If a website presents CAPTCHAs, you can either solve them manually or use CAPTCHA-solving services like 2Captcha or AntiCaptcha to automate the process.

6. Managing and Storing Scraped Data

Once the data is scraped, storing it efficiently is crucial, especially for price comparison websites that need to update and display real-time pricing data.

A. Use Databases for Structured Data

Store pricing data in structured formats using databases like PostgreSQL, MySQL, or MongoDB. This makes querying and comparing prices easier.

Example of storing data in PostgreSQL:

import psycopg2

conn = psycopg2.connect(
    host="localhost",
    database="price_comparison",
    user="your_username",
    password="your_password"
)

cur = conn.cursor()

# Insert data into the products table
cur.execute("""
    INSERT INTO products (name, price, url) VALUES (%s, %s, %s)
""", ("Example Product", 29.99, "https://example.com/product-page"))

conn.commit()
cur.close()
conn.close()

B. Use Cloud Storage for Large-Scale Data

For larger datasets or frequent updates, consider using Amazon S3, Google Cloud Storage, or Azure Blob Storage to store your scraped data.

7. Visualizing and Displaying Data

Once the data is stored, the next step is to display it to users in an organized and visually appealing way. Here are some techniques for presenting price comparison data:

A. Use a Clean UI for Price Listings

Design your UI to make it easy for users to compare prices from different retailers.
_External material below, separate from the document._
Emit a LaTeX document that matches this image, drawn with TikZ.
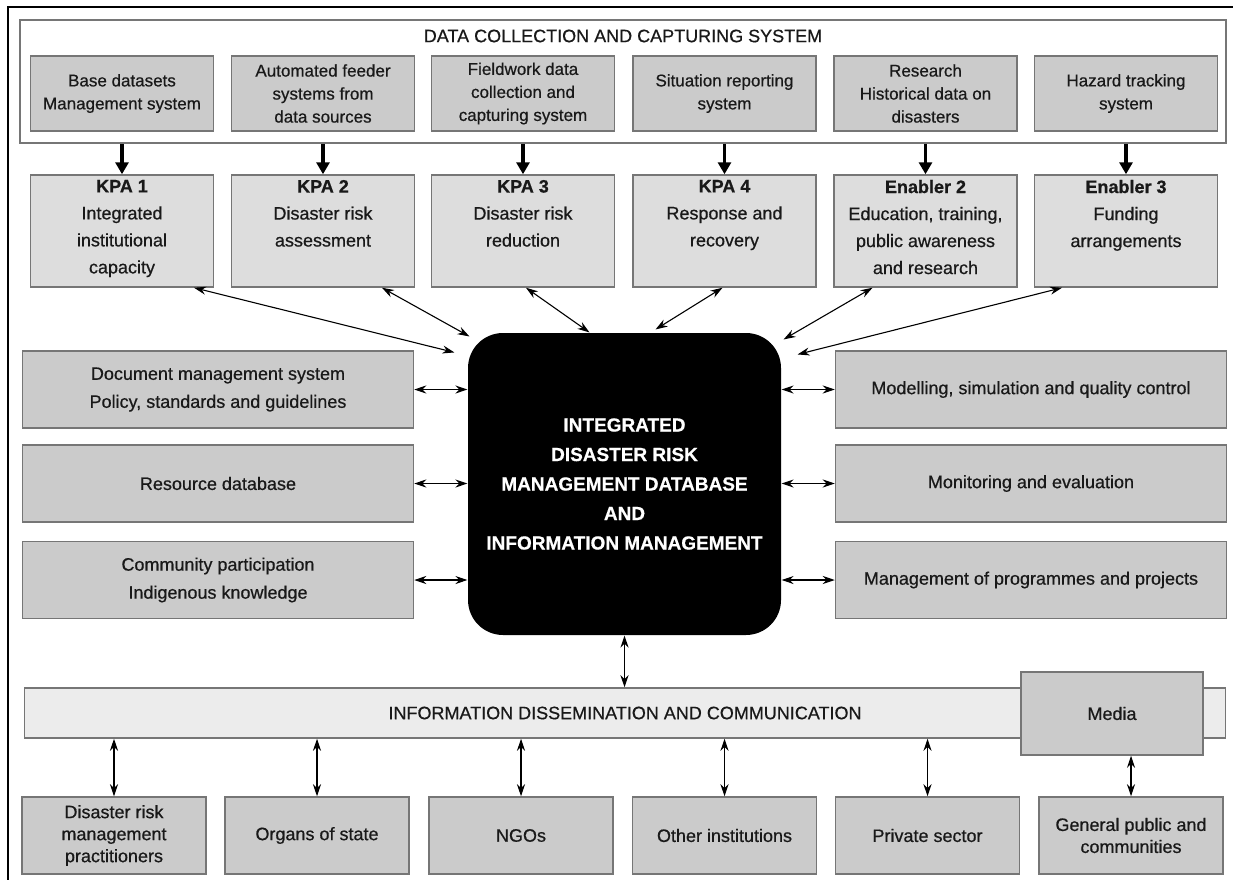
\documentclass[tikz,border=0pt]{standalone}
\usepackage{fontspec}
\setmainfont[FakeBold=0.6]{Liberation Sans}
\usetikzlibrary{arrows.meta,shapes}

\definecolor{boxgray}{HTML}{CBCBCB}
\definecolor{kpagray}{HTML}{DDDDDD}
\definecolor{bargray}{HTML}{ECECEC}
\definecolor{edgegray}{HTML}{767676}

\newcommand{\kpatext}[2]{\parbox[c][102pt][t]{178pt}{\centering\textbf{#1}\\#2}}

\begin{document}
\begin{tikzpicture}[x=1pt,y=-1pt,>={Stealth[length=12pt,width=8pt]},line width=1.1pt]
        \tikzstyle{every node}=[text=black!90, font=\fontsize{18}{28}\selectfont]
        \tikzstyle{framebox}=[rectangle, draw=edgegray, line width=1.5pt, inner sep=2pt, align=center]
        \tikzstyle{srcbox}=[framebox, fill=boxgray, minimum width=183pt, minimum height=75pt, font=\fontsize{17}{23}\selectfont]
        \tikzstyle{kpabox}=[framebox, fill=kpagray, inner sep=0pt, minimum width=183pt, minimum height=112pt, font=\fontsize{18}{27}\selectfont]
        \tikzstyle{sidebox}=[framebox, fill=boxgray, minimum width=391pt, minimum height=77pt]
        \tikzstyle{userbox}=[framebox, fill=boxgray, minimum width=184pt, minimum height=77pt, font=\fontsize{18}{22}\selectfont]
        \tikzstyle{core}=[rectangle, rounded corners=35pt, fill=black, text=white, align=center, minimum width=313pt, minimum height=302pt, font=\bfseries\fontsize{19}{29.5}\selectfont]
        \tikzstyle{feed}=[line width=3.5pt, -{Triangle[length=12pt,width=13pt]}]

        \useasboundingbox (0,0) rectangle (1233,880);
        \draw[line width=2.5pt] (1233,7) -- (8,7) -- (8,880);

        \node[framebox, fill=white, minimum width=1206pt, minimum height=123pt] (dcs) at (623,81.5) {};
        \node (dcstitle) at (623,36) {DATA COLLECTION AND CAPTURING SYSTEM};
        \node[srcbox] (src1) at (122,93.5)   {Base datasets\\Management system};
        \node[srcbox] (src2) at (323,93.5)   {Automated feeder\\systems from\\data sources};
        \node[srcbox] (src3) at (523,93.5)   {Fieldwork data\\collection and\\capturing system};
        \node[srcbox] (src4) at (724.5,93.5) {Situation reporting\\system};
        \node[srcbox] (src5) at (925.5,93.5) {Research\\Historical data on\\disasters};
        \node[srcbox] (src6) at (1126,93.5)  {Hazard tracking\\system};

        \node[kpabox] (kpa1) at (122,231)   {\kpatext{KPA 1}{Integrated\\institutional\\capacity}};
        \node[kpabox] (kpa2) at (323,231)   {\kpatext{KPA 2}{Disaster risk\\assessment}};
        \node[kpabox] (kpa3) at (523,231)   {\kpatext{KPA 3}{Disaster risk\\reduction}};
        \node[kpabox] (kpa4) at (724.5,231) {\kpatext{KPA 4}{Response and\\recovery}};
        \node[kpabox] (en2)  at (925.5,231) {\kpatext{Enabler 2}{Education, training,\\public awareness\\and research}};
        \node[kpabox] (en3)  at (1126,231)  {\kpatext{Enabler 3}{Funding\\arrangements}};

        \node[core] (core) at (624.5,484) {INTEGRATED\\DISASTER RISK\\MANAGEMENT DATABASE\\AND\\INFORMATION MANAGEMENT};

        \node[sidebox] (doc)   at (218,389.5)  {Document management system\\Policy, standards and guidelines};
        \node[sidebox] (res)   at (218,483.5)  {Resource database};
        \node[sidebox] (comm)  at (218,580)    {Community participation\\Indigenous knowledge};
        \node[sidebox] (model) at (1031,389.5) {Modelling, simulation and quality control};
        \node[sidebox] (mon)   at (1031,483.5) {Monitoring and evaluation};
        \node[sidebox] (prog)  at (1031,580)   {Management of programmes and projects};

        \node[framebox, fill=bargray, minimum width=1201pt, minimum height=50pt] (info) at (625,713) {INFORMATION DISSEMINATION AND COMMUNICATION};
        \node[framebox, fill=boxgray, minimum width=182pt, minimum height=83pt] (media) at (1112,713.5) {Media};

        \node[userbox] (drm)    at (114,835.5)   {Disaster risk\\management\\practitioners};
        \node[userbox] (organs) at (317,835.5)   {Organs of state};
        \node[userbox] (ngo)    at (521,835.5)   {NGOs};
        \node[userbox] (other)  at (724.5,835.5) {Other institutions};
        \node[userbox] (priv)   at (927.5,835.5) {Private sector};
        \node[userbox] (pub)    at (1131,835.5)  {General public and\\communities};

        \draw[feed] (src1 |- dcs.south) -- (kpa1);
        \draw[feed] (src2 |- dcs.south) -- (kpa2);
        \draw[feed] (src3 |- dcs.south) -- (kpa3);
        \draw[feed] (src4 |- dcs.south) -- (kpa4);
        \draw[feed] (src5 |- dcs.south) -- (en2);
        \draw[feed] (src6 |- dcs.south) -- (en3);

        \draw[<->] ([xshift=72pt]kpa1.south) -- ([xshift=-13pt,yshift=-20pt]core.north west);
        \draw[<->] ([xshift=59pt]kpa2.south) -- ([xshift=2pt,yshift=-4pt]core.north west);
        \draw[<->] ([xshift=3pt]kpa3.south)  -- ([xshift=-35pt]core.north);
        \draw[<->] ([xshift=-2pt]kpa4.south) -- ([xshift=31pt,yshift=3pt]core.north);
        \draw[<->] ([xshift=-53pt]en2.south) -- ([xshift=2pt,yshift=-7pt]core.north east);
        \draw[<->] ([xshift=-64pt]en3.south) -- ([xshift=16pt,yshift=-22pt]core.north east);

        \draw[<->] (doc)  -- (doc -| core.west);
        \draw[<->] (res)  -- (res -| core.west);
        \draw[<->] (comm) -- (comm -| core.west);
        \draw[<->] (model -| core.east) -- (model);
        \draw[<->] (mon -| core.east)   -- (mon);
        \draw[<->] (prog -| core.east)  -- (prog);

        \draw[<->] (core) -- (core |- info.north);
        \draw[<->] (drm |- info.south)    -- (drm);
        \draw[<->] (organs |- info.south) -- (organs);
        \draw[<->] (ngo |- info.south)    -- (ngo);
        \draw[<->] (other |- info.south)  -- (other);
        \draw[<->] (priv |- info.south)   -- (priv);
        \draw[<->] (pub |- media.south)   -- (pub);
      \end{tikzpicture}
\end{document}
Ensure that users can quickly see the lowest prices, promotions, and shipping costs.

B. Display Price History and Trends

For added value, you can scrape pricing data over time and display historical price trends, allowing users to see if prices are likely to increase or decrease.

Conclusion:

Web scraping is a powerful tool for price comparison websites to stay competitive by providing real-time, accurate, and up-to-date pricing data from various e-commerce platforms. By leveraging the right tools, managing dynamic content, and handling anti-scraping measures effectively, you can build an automated system that efficiently gathers and compares prices.